Z punktu widzenia prawnego bezdyskusyjnie Niemcy winne są Polsce reparacje – powiedział we wtorek minister obrony narodowej Antoni Macierewicz. W ocenie szefa MON, państwo polskie nigdy nie zrzekło się praw do odszkodowania za straty wojenne. Macierewicz podkreślił w TVP Info, że nie jest prawdą, iż Polska zrzekła się reparacji wojennych ze strony Niemiec. – Ta kwestia była także przeze mnie osobiście, jeszcze na początku lat 2000, stawiana w Sejmie. Przedstawialiśmy dokumenty wtedy jeszcze, gdy kierowałem Ruchem Katolicko-Narodowym i takie koło istniało w Sejmie, wraz z moimi współpracownikami przedstawialiśmy dokumentację – przypomniał szef MON. – Nie jest prawdą, że państwo polskie zrzekło się reparacji należnych nam ze strony Niemiec. To sowiecka kolonia, zwana PRL, zrzekła się tej części reparacji, które związane były z obszarem państwa też marionetkowego, sowieckiego NRD. W tym zakresie miało miejsce zrzeczenie, zresztą nigdy formalno-prawnie nieprzeprowadzone, tylko mające charakter pewnego aktu publicystyczno-politycznego – dodał Macierewicz. Minister przypomniał w tym kontekście ofiary Powstania Warszawskiego. Podkreślał, że on sam jest warszawiakiem, jego rodzina od 200 lat żyje i mieszka w Warszawie. Jak mówił, wskutek zbrodni niemieckich w stolicy, dokonywanych rzezi i ludobójstwa, w mieście „nie został ani jeden człowiek”, a po wojnie wróciło do Warszawy 5 do 10 proc. dawnej ludności. – A nie ma wątpliwości, że pierwsze miesiące (Powstania), rzeź Woli, miały charakter ludobójstwa. To nie był element walki z powstańcami, tam po prostu mordowano klatka po klatce, dom po domu, mieszkanie po mieszkaniu – powiedział Macierewicz. – Niemcy w tej sprawie jedyne, co mogą zrobić, to próbować zadośćuczynić i spłacać straszliwy dług, jaki zaciągnęli wobec Narodu Polskiego i wobec ludzkości swoim zachowaniem, i to jest jedyne, co mogą zrobić – podkreślił szef MON. We wtorek, 1 sierpnia, obchodziliśmy 73. rocznicę wybuchu Powstania Warszawskiego. 5 sierpnia 1944 r. wojska niemieckie rozpoczęły wprowadzanie w życie rozkazu Hitlera w odwecie za wybuch Powstania: „Każdego mieszkańca należy zabić, nie wolno brać żadnych jeńców. Warszawa ma być zrównana z ziemią i w ten sposób ma być stworzony zastraszający przykład dla całej Europy”. Na warszawskiej Woli Brygada SS Oskara Dirlewangera wymordowała ok. 20 tys. ludzi. W następnych dniach liczba zamordowanych wzrosła do 40-60 tysięcy.
FAZ:
Z ekspertyzy wynika, że ewentualne roszczenia wynikające z niemieckich zbrodni popełnionych podczas drugiej wojny światowej utraciły moc najpóźniej w momencie zawarcia traktatu 2+4 w 1990 roku, ponieważ "Polska w ramach negocjacji traktatowych co najmniej milcząco zrezygnowała z ich dochodzenia" - czytamy w piątkowym wydaniu "FAZ", dostępnym dla prenumeratorów od czwartku wieczorem w internecie.

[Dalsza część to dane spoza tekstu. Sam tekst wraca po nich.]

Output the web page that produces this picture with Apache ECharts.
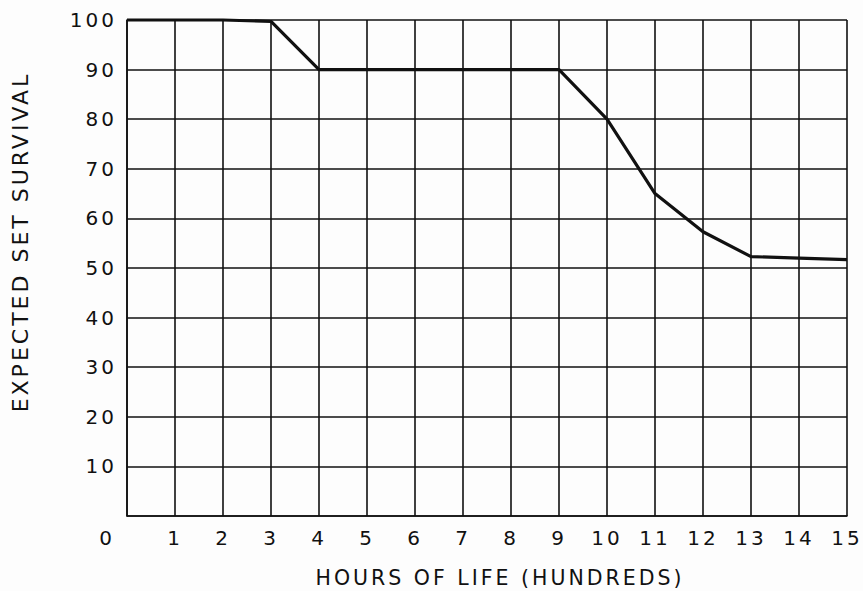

Panowała wówczas zgodność co do tego, że traktat (o ostatecznej regulacji w odniesieniu do Niemiec z 12 września 1990 r. - przyp. red.) "blokuje do dziś wszelkie roszczenia reparacyjne przeciwko Niemcom". W dodatku potencjalne roszczenia byłyby przedawnione - pisze "FAZ".